The most direct method is to review 10 to 15 current job postings for roles you are targeting. Write down every skill term that appears repeatedly across those postings. Those are the terms recruiters in your space are filtering for. You can also use LinkedIn’s “Skills to add” suggestions on your own profile edit page, which surfaces skills common among similar profiles in your field.
Should I add soft skills to my LinkedIn profile?
Soft skills should be a minor portion of your skills section, not the majority. They are rarely used as recruiter search filters, so they do not drive search visibility. A few well-chosen soft skills that are high-signal in your specific field (executive presence for C-suite roles, cross-functional collaboration for product managers) can be worth including in the back half of your skills list, but they should not replace hard skills in your top 25.

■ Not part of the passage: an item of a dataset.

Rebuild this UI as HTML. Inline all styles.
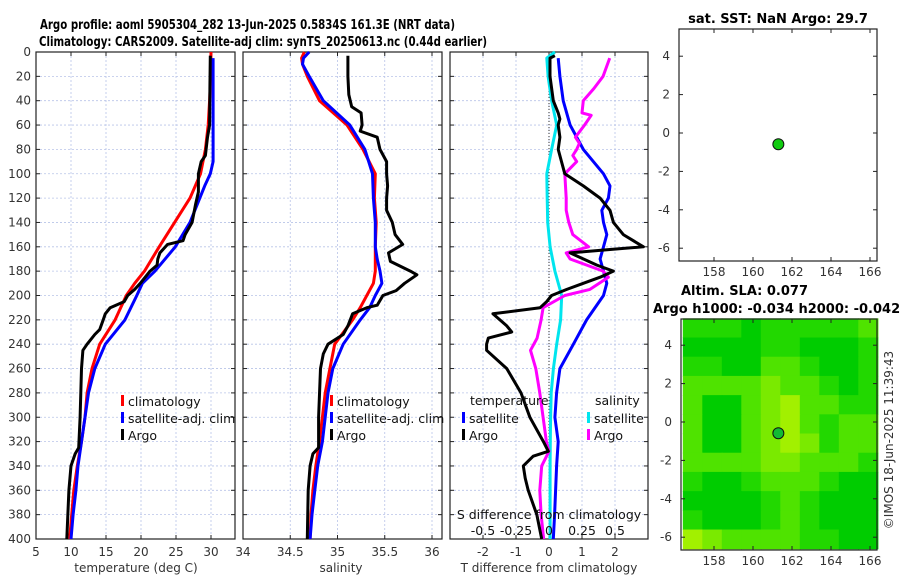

What is the LinkedIn Skills Assessments feature and should I use it?
LinkedIn Skills Assessments are free multiple-choice tests that verify your proficiency in a skill. Passing gives you a verified badge on that skill, which adds credibility for recruiters viewing your profile and can improve visibility in skill-filtered searches. Fewer than 20% of users have completed any assessments, so completing even two or three in your primary skills creates visible differentiation. Failed attempts are not displayed on your profile, so the risk of trying is minimal.
How often should I update my LinkedIn skills section?
At a minimum, review your skills section every time you begin an active job search and once a year for maintenance. Each review should include pulling current job descriptions for target roles, comparing their skill requirements to your listed skills, adding missing relevant skills, and removing outdated or irrelevant ones. This process takes 30 minutes and meaningfully affects how often your profile appears in searches.
Can having the wrong skills on LinkedIn hurt my profile?
Yes, in two ways. First, irrelevant or generic skills fill slots that could be used for skills recruiters actually search for, limiting your search visibility. Second, skills you cannot credibly demonstrate in an interview create risk. If a recruiter contacts you specifically because of a listed skill and you cannot back it up, it damages your credibility at the most critical point in the hiring process. Only list skills you can speak to and demonstrate.
What is the difference between pinned skills and regular skills on LinkedIn?
LinkedIn allows you to manually pin up to three skills to appear at the top of your skills section. These three skills are prominently displayed on your profile before a visitor clicks to see all skills. If you do not manually pin skills, LinkedIn automatically surfaces the skills with the most endorsements first. Pinning lets you override that default and control exactly which skills represent you to anyone landing on your profile, regardless of endorsement count.
Is it worth adding LinkedIn skills if I’m not actively job searching?
Yes. LinkedIn profiles with well-optimized skills sections receive more inbound recruiter messages, more profile views, and more relevant connection requests regardless of whether you are actively looking. A well-maintained skills section also signals professional currency and keeps your profile from looking stale. Even if you are not job searching now, being visible to the right people is always worth 30 minutes of profile maintenance.
How does LinkedIn’s algorithm rank profiles in recruiter search results?
LinkedIn’s recruiter search algorithm considers multiple factors: profile completeness, keyword relevance (across your headline, about section, experience, and skills section), recency of activity, connection degree to the searcher, and match quality against applied filters. The skills section creates structured, clean signals that the algorithm can directly match against search filters, which is why it carries disproportionate weight compared to keyword mentions buried in free-text fields.